Sunday evening just before the Newbery-Caldecott banquet, I attended a program called "I WANT A TRUCK BOOK! Reorganizing Your Picture Book Collection to Meet the Needs of Young Patrons and their Caregivers." The three fantastic presenters were Gretchen Caserotti of Darien Library (CT), Deborah Cooper of Stark County (OH) Library District, and Tali Balas Kaplan of the Ethical Culture Fieldston School in NYC. All three have recently converted some of their children's collections to a non-Dewey, broad category organization.

How does your library organize the books for children? Dewey for nonfiction, alphabetical order (perhaps with some age ranging) for fiction? That seems to be the default for almost every American library that serves children, be it public or school. But does it need to be? There are some good arguments for reevaluating how you organize your materials, books for young readers in particular:

  • People don't really understand library coding systems. What does that "J" stand for? What is going on with the Dewey Decimal System? Studies show that most people never really learn the way libraries traditionally organize their collections, and they instead just memorize where in the building and on the shelf they can find what they like. Too bad if the library rearranges things.
  • Libraries have two types of users: seekers and browsers. Seekers will be able to find what they want no matter the organizational scheme. Browsers, on the other hand, have a very hard time finding what they want on their own when using traditional systems. Why not employ a system that promotes findability and discoverability?
  • Asking kids in particular to use traditional library organizational schemes to find books is massively developmentally inappropriate. Alphabetical and numerical order are very abstract concepts to kids, and that's once we've already assumed the book-seekers in question can read. Then there's Dewey--kids don't learn decimals until the fifth grade. We're making it rather difficult for our target audience to get their hands on the books we purchase for them.
  • Having books organized in a fashion that makes sense to kids facilitates the development of their own categorization skills. Figuring out how to put things in the appropriate bucket, as it were, is a key step in intellectual development.
The librarians who presented in favor of reorganizing children's collections all decided that the complications of traditional systems made finding books much too difficult for kids, and as a result they developed their own organizational schemes. Some are comprehensive, some comprise just certain aspects of their collections. Whatever specific methods they employed, the recategorized books saw huge increases in circulation. Kids and caregivers both overwhelmingly reported that it was now so much easier to find what they wanted. Isn't that part of the point of providing library services for children? When we're working with kids and often-frazzled grown-ups, shouldn't one of our customer service goals be to make finding things easier?

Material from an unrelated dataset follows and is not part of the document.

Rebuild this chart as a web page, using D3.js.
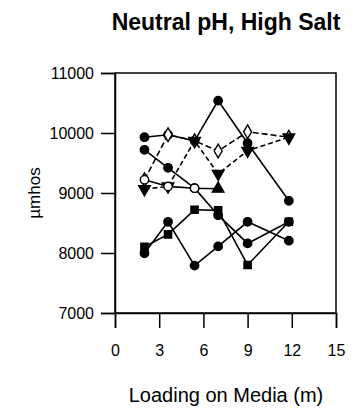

What are your thoughts on non-traditional and homegrown organizations of kids' books?

1 comment:

  1. During my 20 year career, I have arranged picture books thematically in all 3 of my K-5 libraries. It makes my little borrowers (and their teachers) MUCH more independent. By the time the little ones are old enough to understand alpha-numerical organization, they have generally "graduated" to chapter books and more advanced non-fiction, which are housed (and arranged) traditionally. It's a lot of work to set up at the onset, but I have found that it pays off tremendously in patron satisfaction, as well as ease of reshelving.